NASA’s Hubble Space Telescope was launched April 24, 1990, on the space shuttle Discovery from Kennedy Space Center in Florida.
- Hubble has made more than 1.3 million observations since its mission began in 1990.
- Astronomers using Hubble data have published more than 14,000 scientific papers, making it one of the most productive scientific instruments ever built.
- Hubble does not travel to stars, planets or galaxies. It takes pictures of them as it whirls around Earth at about 17,000 mph.
- Hubble has traveled more than 4 billion miles along a circular low Earth orbit currently about 340 miles in altitude.

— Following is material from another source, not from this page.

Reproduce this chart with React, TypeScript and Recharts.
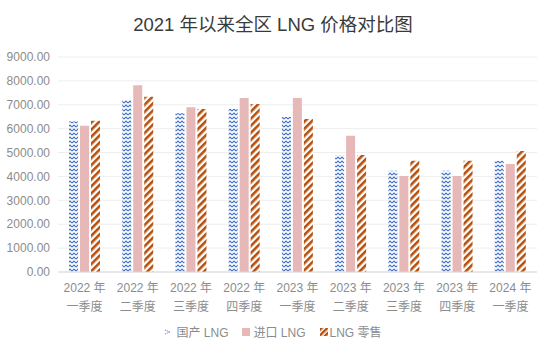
import { BarChart, Bar, XAxis, YAxis, CartesianGrid } from 'recharts';

const quarters = [
  '2022 年|一季度', '2022 年|二季度', '2022 年|三季度', '2022 年|四季度',
  '2023 年|一季度', '2023 年|二季度', '2023 年|三季度', '2023 年|四季度', '2024 年|一季度',
];
const domestic = [6300, 7200, 6650, 6820, 6490, 4900, 4240, 4240, 4660];
const imported = [6120, 7820, 6900, 7280, 7280, 5700, 4020, 4020, 4520];
const retail = [6330, 7340, 6820, 7030, 6400, 4900, 4660, 4660, 5060];
const yTicks = [0, 1000, 2000, 3000, 4000, 5000, 6000, 7000, 8000, 9000];

const data = quarters.map((q, i) => ({
  q,
  domestic: domestic[i],
  imported: imported[i],
  retail: retail[i],
}));

const FONT = '"Liberation Sans", "Noto Sans CJK SC", sans-serif';
const BLUE = '#4472c4';
const PINK = '#e6b9b8';
const BROWN = '#b54f0b';

const QuarterTick = ({ x, y, payload }: any) => {
  const [a, b] = String(payload.value).split('|');
  return (
    <text x={x} y={y} textAnchor="middle" fill="#8c8c8c" fontSize={12} fontFamily={FONT}>
      <tspan x={x} dy={12}>{a}</tspan>
      <tspan x={x} dy={19}>{b}</tspan>
    </text>
  );
};

const Swatch = ({ fill }: { fill: string }) => (
  <svg width={8} height={8} style={{ marginRight: 3 }}>
    <rect width={8} height={8} fill={fill} />
  </svg>
);

export default function App() {
  return (
    <div style={{ position: 'absolute', left: 0, top: 0, width: 546, height: 352, background: '#fff', fontFamily: FONT }}>
      <div style={{ position: 'absolute', top: 10, width: 546, textAlign: 'center', fontSize: 18.5, color: '#3a3a3a' }}>
        2021 年以来全区 LNG 价格对比图
      </div>
      <BarChart
        width={546}
        height={352}
        data={data}
        margin={{ top: 57, right: 9, left: 0, bottom: 40 }}
        barSize={9}
        barGap={2}
        barCategoryGap={8}
      >
        <defs>
          <pattern id="wave" width={4} height={4} patternUnits="userSpaceOnUse">
            <path d="M0,3 L2,1 L4,3" stroke={BLUE} strokeWidth={1.1} fill="none" />
          </pattern>
          <pattern id="stripe" width={5} height={5} patternUnits="userSpaceOnUse" patternTransform="rotate(45)">
            <rect width={5} height={5} fill="#fff" />
            <rect width={2.6} height={5} fill={BROWN} />
          </pattern>
        </defs>
        <CartesianGrid vertical={false} stroke="#eeeeee" />
        <XAxis
          dataKey="q"
          height={40}
          interval={0}
          tick={<QuarterTick />}
          tickLine={false}
          axisLine={{ stroke: '#d9d9d9' }}
        />
        <YAxis
          width={58}
          domain={[0, 9000]}
          ticks={yTicks}
          tickFormatter={(v: number) => v.toFixed(2)}
          tick={{ fill: '#8c8c8c', fontSize: 12, fontFamily: FONT }}
          axisLine={false}
          tickLine={false}
        />
        <Bar dataKey="domestic" name="国产 LNG" fill="url(#wave)" isAnimationActive={false} />
        <Bar dataKey="imported" name="进口 LNG" fill={PINK} isAnimationActive={false} />
        <Bar dataKey="retail" name="LNG 零售" fill="url(#stripe)" isAnimationActive={false} />
      </BarChart>
      <div
        style={{
          position: 'absolute', top: 323, width: 546, display: 'flex', justifyContent: 'center',
          gap: 14, fontSize: 12, color: '#8c8c8c', alignItems: 'center',
        }}
      >
        <span style={{ display: 'flex', alignItems: 'center' }}>
          <svg width={8} height={8} style={{ marginRight: 4 }}>
            <path d="M1,2 L6,4 L1,6" stroke={BLUE} strokeWidth={1} fill="none" strokeDasharray="1 1" />
          </svg>
          国产 LNG
        </span>
        <span style={{ display: 'flex', alignItems: 'center' }}>
          <Swatch fill={PINK} />
          进口 LNG
        </span>
        <span style={{ display: 'flex', alignItems: 'center' }}>
          <svg width={8} height={8} style={{ marginRight: 2 }}>
            <rect width={8} height={8} fill="url(#stripeLeg)" />
            <defs>
              <pattern id="stripeLeg" width={4} height={4} patternUnits="userSpaceOnUse" patternTransform="rotate(45)">
                <rect width={4} height={4} fill="#fff" />
                <rect width={2.5} height={4} fill={BROWN} />
              </pattern>
            </defs>
          </svg>
          LNG 零售
        </span>
      </div>
    </div>
  );
}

- Hubble has no thrusters. To change pointing angles, it uses Newton’s third law by spinning its wheels in the opposite direction. It turns at about the speed of a minute hand on a clock, taking 15 minutes to turn 90 degrees.
- Hubble has the pointing accuracy of .007 arc seconds, which is like being able to shine a laser beam focused on Franklin D. Roosevelt’s head on a dime roughly 200 miles away.
- Outside the haze of our atmosphere, Hubble can see astronomical objects with an angular size of 0.05 arc seconds, which is like seeing a pair of fireflies in Tokyo from your home in Maryland.
- Hubble has peered back into the very distant past, to locations more than 13.4 billion light years from Earth.
- The Hubble archive contains more than 140 terabytes, and Hubble science data processing generates about 10 terabytes of new archive data per year.
- Hubble weighed about 24,000 pounds at launch and currently weighs about 27,000 pounds following the final servicing mission in 2009 – on the order of two full-grown African elephants.
- Hubble’s primary mirror is 2.4 meters (7 feet, 10.5 inches) across.
- Hubble is 13.3 meters (43.5 feet) long — the length of a large school bus.